Return the lines from the one that contains "Generate a web" through the one that contains "3.73, 3.18, 2.37];", both included, exactly as written and with nothing added.

_Data shown_
* * * *
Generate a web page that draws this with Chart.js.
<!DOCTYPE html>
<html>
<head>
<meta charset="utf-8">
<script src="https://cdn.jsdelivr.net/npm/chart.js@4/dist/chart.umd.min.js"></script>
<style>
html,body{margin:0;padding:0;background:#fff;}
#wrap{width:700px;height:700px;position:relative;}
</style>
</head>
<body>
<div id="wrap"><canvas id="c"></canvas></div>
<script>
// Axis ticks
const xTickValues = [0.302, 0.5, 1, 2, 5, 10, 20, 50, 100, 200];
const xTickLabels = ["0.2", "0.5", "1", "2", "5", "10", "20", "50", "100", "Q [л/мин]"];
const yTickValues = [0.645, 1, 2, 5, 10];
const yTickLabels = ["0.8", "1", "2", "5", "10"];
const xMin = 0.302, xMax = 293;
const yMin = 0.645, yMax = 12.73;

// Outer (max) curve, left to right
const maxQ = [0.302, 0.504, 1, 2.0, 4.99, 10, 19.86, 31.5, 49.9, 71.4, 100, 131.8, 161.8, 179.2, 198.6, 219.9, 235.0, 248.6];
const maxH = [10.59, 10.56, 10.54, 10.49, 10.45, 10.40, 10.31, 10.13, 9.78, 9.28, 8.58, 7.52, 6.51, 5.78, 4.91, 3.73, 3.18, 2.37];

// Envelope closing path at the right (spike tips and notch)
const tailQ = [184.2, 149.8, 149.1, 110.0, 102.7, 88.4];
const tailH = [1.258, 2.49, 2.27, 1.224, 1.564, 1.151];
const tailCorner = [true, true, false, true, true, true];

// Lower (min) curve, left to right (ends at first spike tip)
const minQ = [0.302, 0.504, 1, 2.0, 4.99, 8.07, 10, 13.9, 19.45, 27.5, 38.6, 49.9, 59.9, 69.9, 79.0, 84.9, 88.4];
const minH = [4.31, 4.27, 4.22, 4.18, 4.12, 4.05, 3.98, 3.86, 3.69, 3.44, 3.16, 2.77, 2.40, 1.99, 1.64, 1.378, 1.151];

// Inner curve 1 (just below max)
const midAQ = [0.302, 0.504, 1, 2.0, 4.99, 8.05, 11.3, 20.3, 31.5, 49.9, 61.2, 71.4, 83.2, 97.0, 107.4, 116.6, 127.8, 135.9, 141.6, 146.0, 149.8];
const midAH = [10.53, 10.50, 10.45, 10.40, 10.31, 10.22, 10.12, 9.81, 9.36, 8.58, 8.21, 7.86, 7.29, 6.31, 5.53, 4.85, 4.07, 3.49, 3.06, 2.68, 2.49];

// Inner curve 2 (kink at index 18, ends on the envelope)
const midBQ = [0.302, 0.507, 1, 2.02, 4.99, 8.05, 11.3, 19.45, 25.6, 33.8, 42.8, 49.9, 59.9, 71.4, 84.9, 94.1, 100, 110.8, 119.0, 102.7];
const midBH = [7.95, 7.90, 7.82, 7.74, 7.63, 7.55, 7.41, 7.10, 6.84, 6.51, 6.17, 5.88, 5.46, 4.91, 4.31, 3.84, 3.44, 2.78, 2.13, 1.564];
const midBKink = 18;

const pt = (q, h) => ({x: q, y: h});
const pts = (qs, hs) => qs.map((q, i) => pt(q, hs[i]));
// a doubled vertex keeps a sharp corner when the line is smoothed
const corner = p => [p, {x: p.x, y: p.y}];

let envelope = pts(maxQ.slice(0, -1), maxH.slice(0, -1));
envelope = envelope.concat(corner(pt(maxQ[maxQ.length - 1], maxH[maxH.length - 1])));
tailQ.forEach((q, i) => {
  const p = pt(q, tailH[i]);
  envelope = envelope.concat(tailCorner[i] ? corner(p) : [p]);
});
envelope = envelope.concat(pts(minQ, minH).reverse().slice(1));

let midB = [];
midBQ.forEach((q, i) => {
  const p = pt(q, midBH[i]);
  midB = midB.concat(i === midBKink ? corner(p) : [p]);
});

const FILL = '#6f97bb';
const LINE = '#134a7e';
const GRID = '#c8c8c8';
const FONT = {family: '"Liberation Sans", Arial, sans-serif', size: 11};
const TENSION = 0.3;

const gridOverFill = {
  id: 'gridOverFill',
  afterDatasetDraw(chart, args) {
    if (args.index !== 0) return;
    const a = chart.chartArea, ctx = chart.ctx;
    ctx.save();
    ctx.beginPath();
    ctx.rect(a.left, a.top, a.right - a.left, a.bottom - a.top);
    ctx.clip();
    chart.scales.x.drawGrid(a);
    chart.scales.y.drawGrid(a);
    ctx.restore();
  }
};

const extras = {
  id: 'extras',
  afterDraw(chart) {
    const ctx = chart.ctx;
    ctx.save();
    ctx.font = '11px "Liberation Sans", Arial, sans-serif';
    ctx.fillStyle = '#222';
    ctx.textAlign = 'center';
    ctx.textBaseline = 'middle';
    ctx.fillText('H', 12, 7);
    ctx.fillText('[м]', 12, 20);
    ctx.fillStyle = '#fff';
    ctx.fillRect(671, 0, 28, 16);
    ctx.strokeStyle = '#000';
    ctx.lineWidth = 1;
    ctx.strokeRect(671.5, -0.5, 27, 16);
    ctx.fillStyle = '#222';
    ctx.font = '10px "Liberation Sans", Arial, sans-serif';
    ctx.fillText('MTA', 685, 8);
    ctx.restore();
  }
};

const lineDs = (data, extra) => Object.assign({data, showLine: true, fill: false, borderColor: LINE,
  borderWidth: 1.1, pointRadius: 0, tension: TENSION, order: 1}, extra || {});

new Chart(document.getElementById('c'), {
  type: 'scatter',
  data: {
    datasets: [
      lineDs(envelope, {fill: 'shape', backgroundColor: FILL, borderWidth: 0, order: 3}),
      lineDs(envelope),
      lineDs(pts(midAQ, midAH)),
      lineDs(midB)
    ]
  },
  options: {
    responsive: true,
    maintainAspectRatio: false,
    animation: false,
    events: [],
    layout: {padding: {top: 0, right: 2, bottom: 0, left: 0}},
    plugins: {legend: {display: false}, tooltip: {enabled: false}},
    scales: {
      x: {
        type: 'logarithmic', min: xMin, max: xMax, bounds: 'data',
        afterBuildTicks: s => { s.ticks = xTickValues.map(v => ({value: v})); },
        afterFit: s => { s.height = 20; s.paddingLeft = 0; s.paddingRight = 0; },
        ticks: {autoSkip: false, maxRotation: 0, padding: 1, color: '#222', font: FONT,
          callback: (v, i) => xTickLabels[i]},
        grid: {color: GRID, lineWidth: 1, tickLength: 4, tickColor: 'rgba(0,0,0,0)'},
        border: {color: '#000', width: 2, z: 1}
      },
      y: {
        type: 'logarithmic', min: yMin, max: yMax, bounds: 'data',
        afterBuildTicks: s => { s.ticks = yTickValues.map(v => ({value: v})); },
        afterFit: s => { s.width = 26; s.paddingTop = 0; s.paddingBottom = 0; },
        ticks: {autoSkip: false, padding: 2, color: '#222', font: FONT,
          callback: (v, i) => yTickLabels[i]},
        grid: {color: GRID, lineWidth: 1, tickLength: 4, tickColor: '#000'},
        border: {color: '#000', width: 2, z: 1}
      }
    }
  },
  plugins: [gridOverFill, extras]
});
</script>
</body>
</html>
* * * *
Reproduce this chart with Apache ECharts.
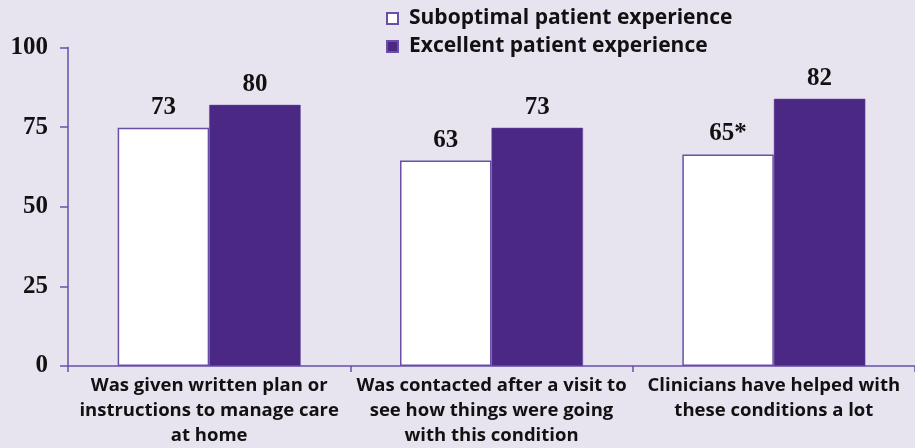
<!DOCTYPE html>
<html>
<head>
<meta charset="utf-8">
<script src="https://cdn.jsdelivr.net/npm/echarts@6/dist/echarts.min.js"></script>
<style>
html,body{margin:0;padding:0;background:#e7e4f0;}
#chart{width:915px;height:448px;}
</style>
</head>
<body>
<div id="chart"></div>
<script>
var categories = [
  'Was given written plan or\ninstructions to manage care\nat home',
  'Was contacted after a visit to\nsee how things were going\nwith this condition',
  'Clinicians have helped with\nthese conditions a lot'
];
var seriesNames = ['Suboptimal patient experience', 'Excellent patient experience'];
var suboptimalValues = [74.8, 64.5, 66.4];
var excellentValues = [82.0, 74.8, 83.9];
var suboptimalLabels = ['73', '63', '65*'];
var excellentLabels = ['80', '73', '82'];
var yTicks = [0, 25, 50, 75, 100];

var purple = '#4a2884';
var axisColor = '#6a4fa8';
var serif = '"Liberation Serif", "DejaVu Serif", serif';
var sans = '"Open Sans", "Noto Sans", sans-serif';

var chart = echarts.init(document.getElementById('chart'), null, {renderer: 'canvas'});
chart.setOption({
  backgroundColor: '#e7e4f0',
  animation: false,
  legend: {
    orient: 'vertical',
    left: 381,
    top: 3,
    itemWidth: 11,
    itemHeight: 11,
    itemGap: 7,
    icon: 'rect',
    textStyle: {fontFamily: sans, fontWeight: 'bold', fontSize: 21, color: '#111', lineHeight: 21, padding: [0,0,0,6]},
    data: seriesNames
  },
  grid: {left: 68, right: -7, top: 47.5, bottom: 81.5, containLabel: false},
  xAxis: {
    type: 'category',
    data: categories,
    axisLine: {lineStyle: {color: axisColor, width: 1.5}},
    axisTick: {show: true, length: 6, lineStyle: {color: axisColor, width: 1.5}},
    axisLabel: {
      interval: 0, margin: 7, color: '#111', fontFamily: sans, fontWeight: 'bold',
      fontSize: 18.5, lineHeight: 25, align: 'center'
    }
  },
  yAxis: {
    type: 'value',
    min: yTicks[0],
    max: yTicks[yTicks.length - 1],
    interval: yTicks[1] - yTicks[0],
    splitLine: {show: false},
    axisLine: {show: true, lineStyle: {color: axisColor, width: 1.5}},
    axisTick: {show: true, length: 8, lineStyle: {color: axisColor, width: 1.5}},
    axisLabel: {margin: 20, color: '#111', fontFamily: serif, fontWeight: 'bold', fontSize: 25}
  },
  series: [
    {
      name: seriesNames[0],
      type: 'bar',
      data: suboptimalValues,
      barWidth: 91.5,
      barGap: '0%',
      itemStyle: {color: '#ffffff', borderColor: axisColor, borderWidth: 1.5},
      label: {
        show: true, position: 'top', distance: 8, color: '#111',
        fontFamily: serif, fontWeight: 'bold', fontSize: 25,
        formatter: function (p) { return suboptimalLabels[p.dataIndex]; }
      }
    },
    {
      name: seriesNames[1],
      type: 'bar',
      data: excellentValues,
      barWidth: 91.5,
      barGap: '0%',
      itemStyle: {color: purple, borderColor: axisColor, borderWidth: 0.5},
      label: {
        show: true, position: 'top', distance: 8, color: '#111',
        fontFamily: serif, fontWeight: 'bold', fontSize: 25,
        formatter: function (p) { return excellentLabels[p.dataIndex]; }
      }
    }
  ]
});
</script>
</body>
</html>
* * * *
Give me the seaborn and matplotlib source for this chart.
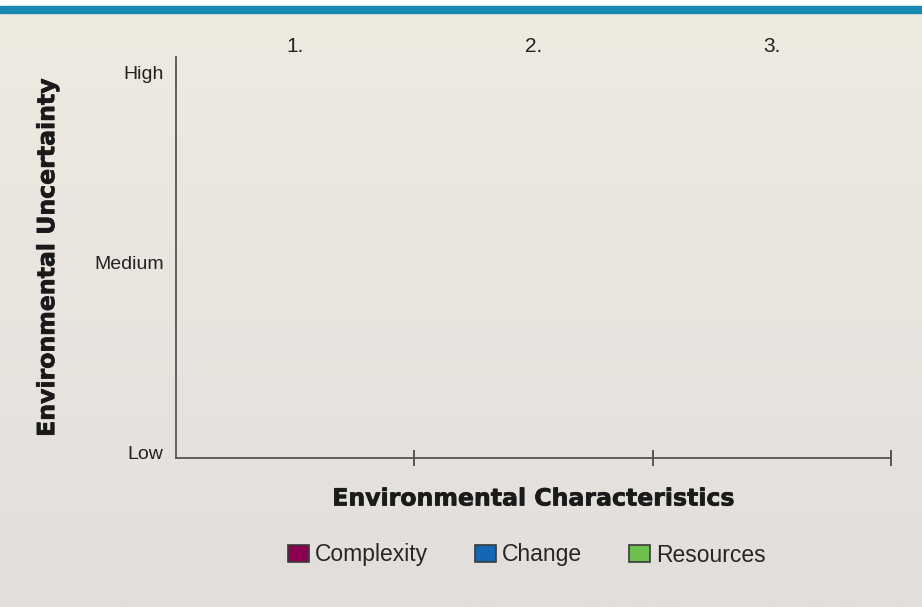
* * * *
_Reply to the task_
Generate a web page that draws this with Chart.js.
<!DOCTYPE html>
<html>
<head>
<meta charset="utf-8">
<script src="https://cdn.jsdelivr.net/npm/chart.js@4/dist/chart.umd.min.js"></script>
<style>
html,body{margin:0;padding:0;background:#fff;}
#wrap{width:700px;height:700px;position:relative;}
</style>
</head>
<body>
<div id="wrap"><canvas id="c"></canvas></div>
<script>
// Axis ticks
const xTickValues = [0.302, 0.5, 1, 2, 5, 10, 20, 50, 100, 200];
const xTickLabels = ["0.2", "0.5", "1", "2", "5", "10", "20", "50", "100", "Q [л/мин]"];
const yTickValues = [0.645, 1, 2, 5, 10];
const yTickLabels = ["0.8", "1", "2", "5", "10"];
const xMin = 0.302, xMax = 293;
const yMin = 0.645, yMax = 12.73;

// Outer (max) curve, left to right
const maxQ = [0.302, 0.504, 1, 2.0, 4.99, 10, 19.86, 31.5, 49.9, 71.4, 100, 131.8, 161.8, 179.2, 198.6, 219.9, 235.0, 248.6];
const maxH = [10.59, 10.56, 10.54, 10.49, 10.45, 10.40, 10.31, 10.13, 9.78, 9.28, 8.58, 7.52, 6.51, 5.78, 4.91, 3.73, 3.18, 2.37];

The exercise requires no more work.